The internet is full of productivity "hacks" that sound great but don't work: "Wake up at 4 AM!" "Work in 25-minute sprints!" "Meditate for 2 hours daily!" Most are impractical, unsustainable, or just don't move the needle.
This article cuts through the noise. Here are 15 productivity hacks that are actually effective—tested, proven, and used by people who consistently get important work done.
1. Two-Minute Rule
Why it works:
The overhead of managing a task (adding to list, remembering it, scheduling it) exceeds the time to just do it. Quick email response? Do it. File a document? Do it. Small tasks pile up when deferred but disappear when handled immediately.
Examples:
- Responding to simple emails
- Filing documents
- Quick calendar updates
- Brief Slack responses
2. Time Blocking
Why it works:
Tasks expand to fill available time (Parkinson's Law). By blocking specific time, you create focus and urgency. Plus, it protects deep work time from meetings and interruptions.
Example schedule:
- 9:00-11:00: Deep work on Project A (no meetings, no email)

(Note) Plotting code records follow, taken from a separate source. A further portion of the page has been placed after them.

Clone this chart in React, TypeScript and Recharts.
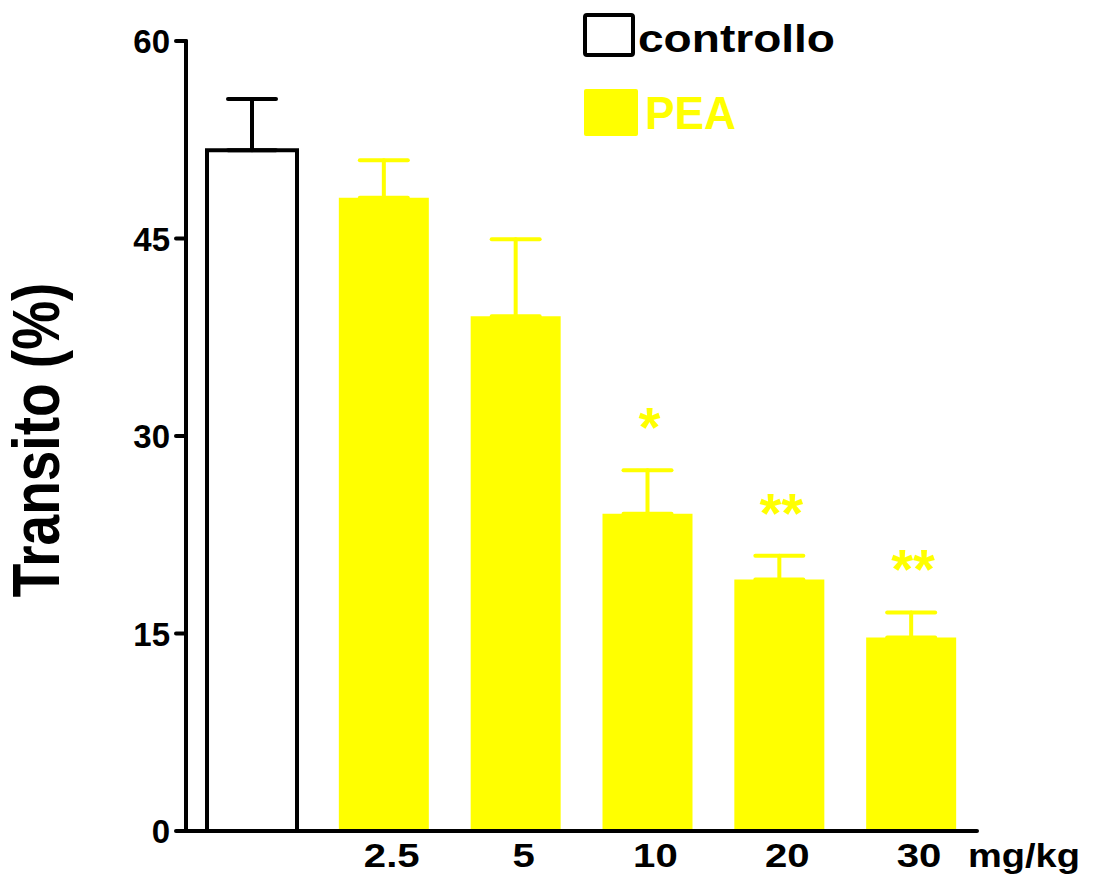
import React from "react";
import {
  ComposedChart, Bar, Scatter, ErrorBar, XAxis, YAxis, Legend, Label,
} from "recharts";

// dose groups (first slot = control group, no dose label)
const doses = ["", "2.5", "5", "10", "20", "30"];
const controlMean = [51.7, null, null, null, null, null];
const controlSem = [3.9, null, null, null, null, null];
const peaMean = [null, 48.1, 39.1, 24.1, 19.1, 14.7];
const peaSem = [null, 2.85, 5.85, 3.3, 1.8, 1.9];
const stars = ["", "", "", "*", "**", "**"];
const yTicks = [0, 15, 30, 45, 60];

const seriesNames = ["controllo", "PEA"];
const YELLOW = "#ffff00";
const FONT = "'Liberation Sans', Arial, sans-serif";

const data = doses.map((d, i) => ({
  dose: d,
  controllo: controlMean[i],
  pea: peaMean[i],
  controlErr: controlSem[i] == null ? null : [0, controlSem[i]],
  peaErr: peaSem[i] == null ? null : [0, peaSem[i]],
  star: stars[i],
  starAt: stars[i] ? (peaMean[i] as number) + (peaSem[i] as number) : null,
}));

// rough Arial-bold advance widths, used to stretch the text a bit like the original
function textW(s: string, size: number) {
  let w = 0;
  for (const ch of s) w += ch === "." ? 0.278 : 0.556;
  return w * size;
}

function XTick(props: any) {
  const { x, y, payload } = props;
  const s = String(payload.value);
  if (!s) return <g />;
  return (
    <text x={x + 8} y={y + 36} textAnchor="middle" fontSize={34} fontWeight="bold"
      fontFamily={FONT} fill="#000" textLength={textW(s, 34) * 1.18} lengthAdjust="spacingAndGlyphs">
      {s}
    </text>
  );
}

function YTick(props: any) {
  const { x, y, payload } = props;
  return (
    <text x={x} y={y + 12} textAnchor="end" fontSize={33} fontWeight="bold" fontFamily={FONT} fill="#000">
      {payload.value}
    </text>
  );
}

function StarShape(props: any) {
  const { cx, cy, payload } = props;
  if (!payload || !payload.star || cy == null || isNaN(cy)) return <g />;
  return (
    <text x={cx + 2} y={cy - 24} textAnchor="middle" fontSize={56} fontWeight="bold" fontFamily={FONT} fill={YELLOW}>
      {payload.star}
    </text>
  );
}

function LegendBox() {
  return (
    <svg width={300} height={140} style={{ display: "block" }}>
      <rect x={7} y={15} width={48} height={40} rx={2} fill="#fff" stroke="#000" strokeWidth={4} />
      <text x={60} y={52} fontSize={38} fontWeight="bold" fontFamily={FONT} fill="#000"
        textLength={197} lengthAdjust="spacingAndGlyphs">{seriesNames[0]}</text>
      <rect x={6} y={89} width={54} height={47} rx={2} fill={YELLOW} />
      <text x={67} y={129} fontSize={47} fontWeight="bold" fontFamily={FONT} fill={YELLOW}
        textLength={91} lengthAdjust="spacingAndGlyphs">{seriesNames[1]}</text>
    </svg>
  );
}

function YTitle() {
  return (
    <g transform="translate(59,440) scale(1.2,1) rotate(-90)">
      <text x={0} y={0} textAnchor="middle" fontSize={55} fontWeight="bold" fontFamily={FONT} fill="#000">
        Transito (%)
      </text>
    </g>
  );
}

function UnitLabel(props: any) {
  const vb = props.viewBox || {};
  return (
    <text x={vb.x + vb.width - 9} y={vb.y + 36} fontSize={34} fontWeight="bold" fontFamily={FONT} fill="#000"
      textLength={112} lengthAdjust="spacingAndGlyphs">
      mg/kg
    </text>
  );
}

export default function App() {
  return (
    <div style={{ position: "absolute", left: 0, top: 0, background: "#fff" }}>
      <ComposedChart width={1097} height={886} data={data}
        margin={{ top: 41, right: 120, bottom: 0, left: 0 }}
        barSize={90} barGap={-90}>
        <XAxis dataKey="dose" type="category" height={55} tickLine={false} tickSize={0} tickMargin={0}
          axisLine={{ stroke: "#000", strokeWidth: 4, strokeLinecap: "round" }} tick={<XTick />} interval={0}>
          <Label content={<UnitLabel />} />
        </XAxis>
        <YAxis width={186} domain={[0, 60]} ticks={yTicks} tickSize={10} tickMargin={6}
          axisLine={{ stroke: "#000", strokeWidth: 4, strokeLinecap: "round" }}
          tickLine={{ stroke: "#000", strokeWidth: 4, strokeLinecap: "round" }} tick={<YTick />}>
          <Label content={<YTitle />} />
        </YAxis>
        <Legend layout="horizontal" verticalAlign="middle" align="center"
          wrapperStyle={{ top: 0, left: 578, width: 300 }} content={() => <LegendBox />} />
        <Bar dataKey="controllo" name={seriesNames[0]} fill="#fff" stroke="#000" strokeWidth={4}
          isAnimationActive={false}>
          <ErrorBar dataKey="controlErr" direction="y" width={24} stroke="#000" strokeWidth={4}
            strokeLinecap="round" isAnimationActive={false} />
        </Bar>
        <Bar dataKey="pea" name={seriesNames[1]} fill={YELLOW} isAnimationActive={false}>
          <ErrorBar dataKey="peaErr" direction="y" width={24} stroke={YELLOW} strokeWidth={4}
            strokeLinecap="round" isAnimationActive={false} />
        </Bar>
        <Scatter dataKey="starAt" shape={<StarShape />} legendType="none" isAnimationActive={false} />
      </ComposedChart>
    </div>
  );
}
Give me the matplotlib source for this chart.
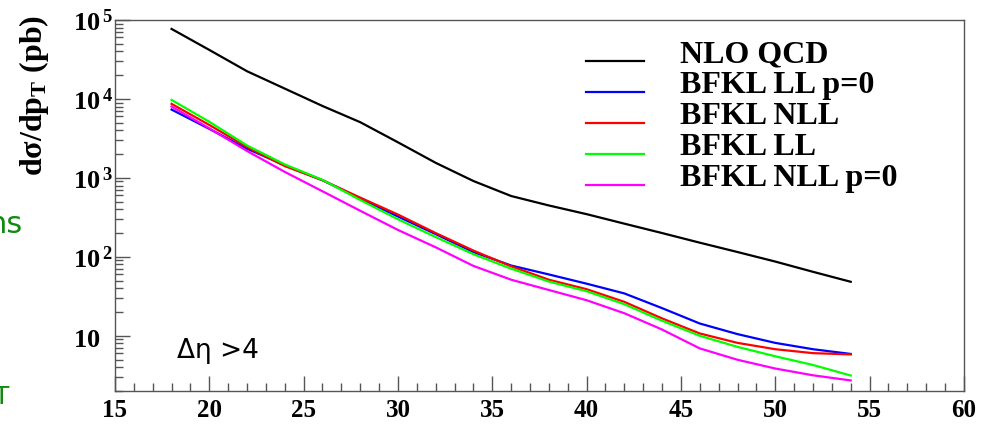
import matplotlib
matplotlib.use("Agg")
from matplotlib import pyplot as plt
from matplotlib.ticker import FixedLocator, FixedFormatter, LogLocator, NullFormatter, MultipleLocator

pt = [18, 20, 22, 24, 26, 28, 30, 32, 34, 36, 38, 40, 42, 44, 46, 48, 50, 52, 54]

nlo_qcd = [76900, 41700, 22400, 13500, 8130, 5070, 2820, 1550, 912, 589, 447,
           347, 263, 200, 151, 115, 87.1, 64.6, 48.3]
bfkl_ll_p0 = [7330, 4170, 2340, 1445, 933, 550, 324, 194, 115, 77.6, 59.8,
              45.7, 34.4, 22.4, 14.3, 10.5, 8.13, 6.76, 5.89]
bfkl_nll = [8650, 4680, 2450, 1410, 933, 562, 343, 200, 120, 75.9, 51.3,
            38.9, 26.9, 16.6, 10.7, 8.13, 6.76, 6.03, 5.81]
bfkl_ll = [9700, 5130, 2570, 1480, 944, 525, 299, 178, 108, 70.8, 48.6,
           36.7, 25.1, 15.5, 10.0, 7.24, 5.50, 4.27, 3.14]
bfkl_nll_p0 = [8000, 4240, 2190, 1190, 676, 383, 219, 132, 76.7, 51.3, 38.0,
               28.2, 19.3, 12.0, 6.92, 4.97, 3.85, 3.16, 2.72]

labels = ["NLO QCD", "BFKL LL p=0", "BFKL NLL", "BFKL LL", "BFKL NLL p=0"]
colors = ["black", "#0000ff", "#ff0000", "#00ff00", "#ff00ff"]

y_ticks = [10, 100, 1000, 10000, 100000]
y_ticklabels = [r"$10$", r"$10^{\,2}$", r"$10^{\,3}$", r"$10^{\,4}$", r"$10^{\,5}$"]

plt.rcParams['mathtext.fontset'] = 'custom'
plt.rcParams['mathtext.rm'] = 'Liberation Serif:bold'
plt.rcParams['mathtext.it'] = 'Liberation Serif:bold'
plt.rcParams['mathtext.bf'] = 'Liberation Serif:bold'

fig = plt.figure(figsize=(9.86, 4.27), dpi=100)
ax = fig.add_axes([0.1166, 0.082, 0.861, 0.869])

series = [nlo_qcd, bfkl_ll_p0, bfkl_nll, bfkl_ll, bfkl_nll_p0]
for vals, col in zip(series, colors):
    ax.plot(pt, vals, color=col, lw=1.6)

ax.set_yscale("log")
ax.set_xlim(15, 60)
ax.set_ylim(2.0, 1e5)

ax.yaxis.set_major_locator(FixedLocator(y_ticks))
ax.yaxis.set_major_formatter(FixedFormatter(y_ticklabels))
ax.yaxis.set_minor_locator(LogLocator(base=10, subs=range(2, 10), numticks=20))
ax.yaxis.set_minor_formatter(NullFormatter())
ax.xaxis.set_major_locator(MultipleLocator(5))
ax.xaxis.set_minor_locator(MultipleLocator(1))

ax.tick_params(which="both", direction="in", top=False, right=False, color="#555555")
ax.tick_params(which="major", length=11, width=1)
ax.tick_params(which="minor", length=5.5, width=1)
ax.tick_params(axis="x", which="major", pad=5)
ax.tick_params(axis="y", which="major", pad=30)
for lab in ax.get_yticklabels():
    lab.set_horizontalalignment("left")
    lab.set_fontsize(19)
for lab in ax.get_xticklabels():
    lab.set_fontfamily("Liberation Serif")
    lab.set_fontweight("bold")
    lab.set_fontsize(18)

for sp in ax.spines.values():
    sp.set_color("#555555")
    sp.set_linewidth(1)

# legend drawn by hand, ROOT style
leg_y = [0.889, 0.806, 0.722, 0.639, 0.555]
for lab, col, yy in zip(labels, colors, leg_y):
    ax.plot([0.555, 0.623], [yy, yy], color=col, lw=1.6, transform=ax.transAxes)
    ax.text(0.666, yy, lab, transform=ax.transAxes, va="baseline", ha="left",
            fontfamily="Liberation Serif", fontweight="bold", fontsize=23)

ax.text(0.073, 0.092, r"Δη >4", transform=ax.transAxes, fontsize=19,
        fontfamily="DejaVu Sans", va="baseline", ha="left")

fig.text(0.034, 1 - 95 / 427, "dσ/dp$_{\\mathrm{T}}$ (pb)", rotation=90,
         ha="center", va="center", fontfamily="Liberation Serif",
         fontweight="bold", fontsize=23)

# bits of green text cut off at the left edge
fig.text(22 / 986, 1 - 233 / 427, "ns", color="#108a10", fontsize=22,
         ha="right", va="baseline")
fig.text(2 / 986, 1 - 404 / 427, "T", color="#108a10", fontsize=18,
         ha="center", va="baseline")

fig.savefig("out.png", dpi=100)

- 11:00-12:00: Email & Slack
- 12:00-1:00: Lunch
- 1:00-2:00: Meetings
- 2:00-4:00: Deep work on Project B
- 4:00-5:00: Admin, planning tomorrow
3. Eat the Frog
Why it works:
Morning willpower is highest. Energy is fresh. If you tackle the hardest thing first, everything else feels easier. Plus, even if rest of day goes sideways, you've accomplished the most important thing.
The alternative (don't do this):
Procrastinate on hard task all day, finally start at 4 PM when energy is low, do mediocre work, stay late, repeat.
4. Inbox Zero (Daily)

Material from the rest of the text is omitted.